At one point, when Pompeo was listing several Americans detained and missing inside Iran, and the Trump administration's efforts to free them, a protestor interrupted.

"The Trump-Pence regime is kidnapping children," the protester shouted to which the audience booed then broke into a chant of "USA, USA, USA."

Pompeo waited for the commotion to die down before remarking, "If there were only so much freedom of expression in Iran."

Pompeo also did not leave Rouhani and Foreign Minister Javad Zarif unscathed, referring to them as "merely polished front men for the ayatollahs international con artistry."

"Their nuclear deal didn't make them moderates; it made them wolves in sheep's clothing," he said.

During a question and answer session, Pompeo also addressed widespread anger in the Iranian-American community, which was expressed on Twitter during the speech, that the Trump administration's travel ban on Iranian citizens coming to the U.S. is hurting average Iranians, as well as the exchange of ideas between to the two countries.

Pompeo unapologetically defended the travel ban, arguing that U.S. security comes first, and the Iranian government has refused to provide data-sharing information on its citizens who want to travel to the U.S.

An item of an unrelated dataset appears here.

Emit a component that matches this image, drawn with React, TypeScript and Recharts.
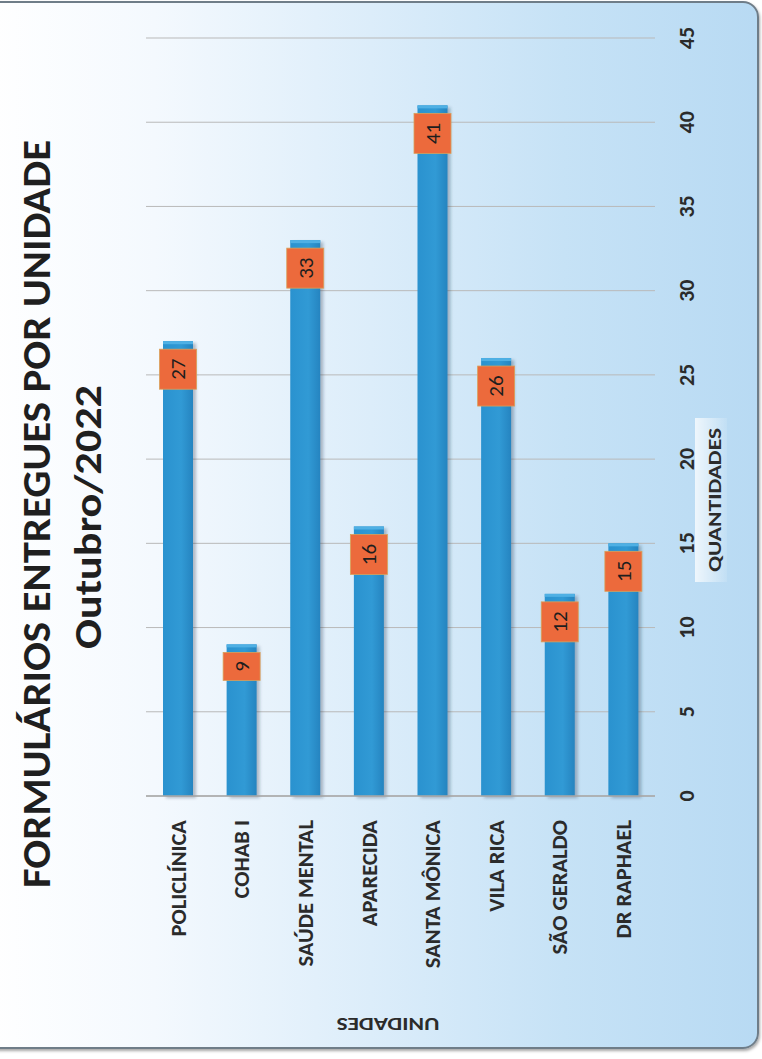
import { Bar, BarChart, CartesianGrid, LabelList, XAxis, YAxis } from "recharts";

const units = ["POLICLÍNICA", "COHAB I", "SAÚDE MENTAL", "APARECIDA", "SANTA MÔNICA", "VILA RICA", "SÃO GERALDO", "DR RAPHAEL"];
const quantities = [27, 9, 33, 16, 41, 26, 12, 15];
const valueTicks = [0, 5, 10, 15, 20, 25, 30, 35, 40, 45];

const title = "FORMULÁRIOS ENTREGUES POR UNIDADE";
const subtitle = "Outubro/2022";
const xTitle = "UNIDADES";
const yTitle = "QUANTIDADES";

const data = units.map((unit, i) => ({ unit, total: quantities[i] }));

const font = "Carlito, Calibri, 'Liberation Sans Narrow', 'DejaVu Sans Condensed', 'Open Sans', sans-serif";
const ink = "#2b2b2b";

function UnitTick({ x, y, payload }: any) {
  return (
    <text
      x={x}
      y={y}
      transform={`rotate(-90 ${x} ${y})`}
      textAnchor="end"
      dy="0.35em"
      fontFamily={font}
      fontWeight={700}
      fontSize={22.5}
      fill={ink}
    >
      {payload.value}
    </text>
  );
}

function ValueTick({ x, y, payload }: any) {
  return (
    <text
      x={x}
      y={y}
      transform={`rotate(-90 ${x} ${y})`}
      textAnchor="middle"
      dy="0.35em"
      fontFamily={font}
      fontWeight={700}
      fontSize={22}
      fill={ink}
    >
      {payload.value}
    </text>
  );
}

function ColumnShape({ x, y, width, height }: any) {
  if (!height || height <= 0) return null;
  return (
    <g>
      <rect x={x + 3} y={y + 2} width={width} height={height} fill="rgba(30,50,70,0.3)" filter="url(#soft)" />
      <rect x={x} y={y} width={width} height={height} fill="url(#column)" />
      <rect x={x} y={y} width={width} height={3} fill="#4fb0e4" />
    </g>
  );
}

function ValueBox({ x, y, width, value }: any) {
  const cx = x + width / 2;
  const len = String(value).length;
  const h = len > 1 ? 40 : 28;
  const w = 37;
  const top = y + 8;
  const cy = top + h / 2;
  return (
    <g>
      <rect x={cx - w / 2} y={top} width={w} height={h} fill="#ec6a3c" stroke="#d9a15a" strokeWidth={0.8} />
      <text
        x={cx}
        y={cy}
        transform={`rotate(-90 ${cx} ${cy})`}
        textAnchor="middle"
        dy="0.35em"
        fontFamily={font}
        fontSize={21}
        fill="#1e1e1e"
      >
        {value}
      </text>
    </g>
  );
}

export default function App() {
  return (
    <div style={{ position: "absolute", left: 0, top: 0, width: 762, height: 1059, background: "#ffffff", overflow: "hidden" }}>
      <div
        style={{
          position: "absolute",
          left: -18,
          top: 1,
          width: 773,
          height: 1044,
          borderRadius: 16,
          border: "2px solid #6f7d88",
          background: "linear-gradient(90deg, #ffffff 0%, #f4f9fe 22%, #dcedfa 50%, #c6e2f6 75%, #b8daf3 100%)",
          boxShadow: "1px 2px 3px rgba(0,0,0,0.35)",
        }}
      />
      <div style={{ position: "absolute", left: 0, top: 0 }}>
        <BarChart width={762} height={1059} data={data} margin={{ top: 38, right: 0, bottom: 0, left: 146 }}>
          <defs>
            <linearGradient id="column" x1="0" x2="1" y1="0" y2="0">
              <stop offset="0%" stopColor="#2a92cf" />
              <stop offset="60%" stopColor="#319ad5" />
              <stop offset="100%" stopColor="#2584c0" />
            </linearGradient>
            <filter id="soft" x="-20%" y="-5%" width="140%" height="110%">
              <feGaussianBlur stdDeviation="1.5" />
            </filter>
          </defs>
          <CartesianGrid vertical={false} stroke="#b9b9b9" strokeWidth={1} />
          <XAxis
            dataKey="unit"
            height={263}
            tickLine={false}
            tickSize={0}
            tickMargin={24}
            axisLine={{ stroke: "#a9a9a9", strokeWidth: 1.5 }}
            interval={0}
            tick={<UnitTick />}
          />
          <YAxis
            orientation="right"
            width={107}
            domain={[0, 45]}
            ticks={valueTicks}
            tickLine={false}
            tickSize={0}
            tickMargin={31}
            axisLine={false}
            tick={<ValueTick />}
          />
          <Bar dataKey="total" barSize={30} shape={<ColumnShape />} isAnimationActive={false}>
            <LabelList dataKey="total" content={<ValueBox />} />
          </Bar>
        </BarChart>
      </div>
      <svg width={762} height={1059} style={{ position: "absolute", left: 0, top: 0, pointerEvents: "none" }}>
        <defs>
          <linearGradient id="ytitleBg" x1="0" x2="1" y1="0" y2="0">
            <stop offset="0%" stopColor="#ffffff" stopOpacity={0.75} />
            <stop offset="100%" stopColor="#ffffff" stopOpacity={0.1} />
          </linearGradient>
        </defs>
        <text
          x={36}
          y={514}
          transform="rotate(-90 36 514)"
          textAnchor="middle"
          dy="0.35em"
          fontFamily={font}
          fontWeight={700}
          fontSize={40}
          fill="#1f1f1f"
          textLength={748}
          lengthAdjust="spacingAndGlyphs"
        >
          {title}
        </text>
        <text
          x={88}
          y={517}
          transform="rotate(-90 88 517)"
          textAnchor="middle"
          dy="0.35em"
          fontFamily={font}
          fontWeight={700}
          fontSize={38}
          fill="#1f1f1f"
          textLength={264}
          lengthAdjust="spacingAndGlyphs"
        >
          {subtitle}
        </text>
        <rect x={695} y={418} width={32} height={164} fill="url(#ytitleBg)" />
        <text
          x={714}
          y={500}
          transform="rotate(-90 714 500)"
          textAnchor="middle"
          dy="0.35em"
          fontFamily={font}
          fontWeight={700}
          fontSize={19}
          fill={ink}
          textLength={144}
          lengthAdjust="spacingAndGlyphs"
        >
          {yTitle}
        </text>
        <text
          x={388}
          y={1024}
          transform="rotate(180 388 1024)"
          textAnchor="middle"
          dy="0.35em"
          fontFamily={font}
          fontWeight={700}
          fontSize={17}
          fill={ink}
          textLength={103}
          lengthAdjust="spacingAndGlyphs"
        >
          {xTitle}
        </text>
      </svg>
    </div>
  );
}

"Iran continues to deny us the basic data-sharing systems that hundreds of countries—or excuse me, dozens and dozens of countries have already provided us. We would like Iran to do that."

"We still allow students to come in. There are many students. I’m sure there are students here tonight who are Iranians who are here studying. We welcome that," he said. "But this administration does have as one of its primary policies to make sure that we appropriately vet all those who come to the nation so that we can keep our country safe. That's the plan. That's the policy."

He also addressed criticism that the Trump administration is fomenting more hostility with Iran that will only ratchet up the consequences for both countries, including more attacks on the United States, Israel and other western allies.

"I always remind those who think it’s not possible or think the time horizon will be measure din centuries not hours, I always remind them that things change. There are disjunctive moments. There are times when things happen that are unexpected, unanticipated. Our revolution could be one of them."

"We don't know the right moment," he continued. "We don't know the day that the behavior of the Iranian regime will change. But we do know the things the world is obligated to do so that when the right time comes, when the right moment comes, the opportunity is more likely to find its fulfillment."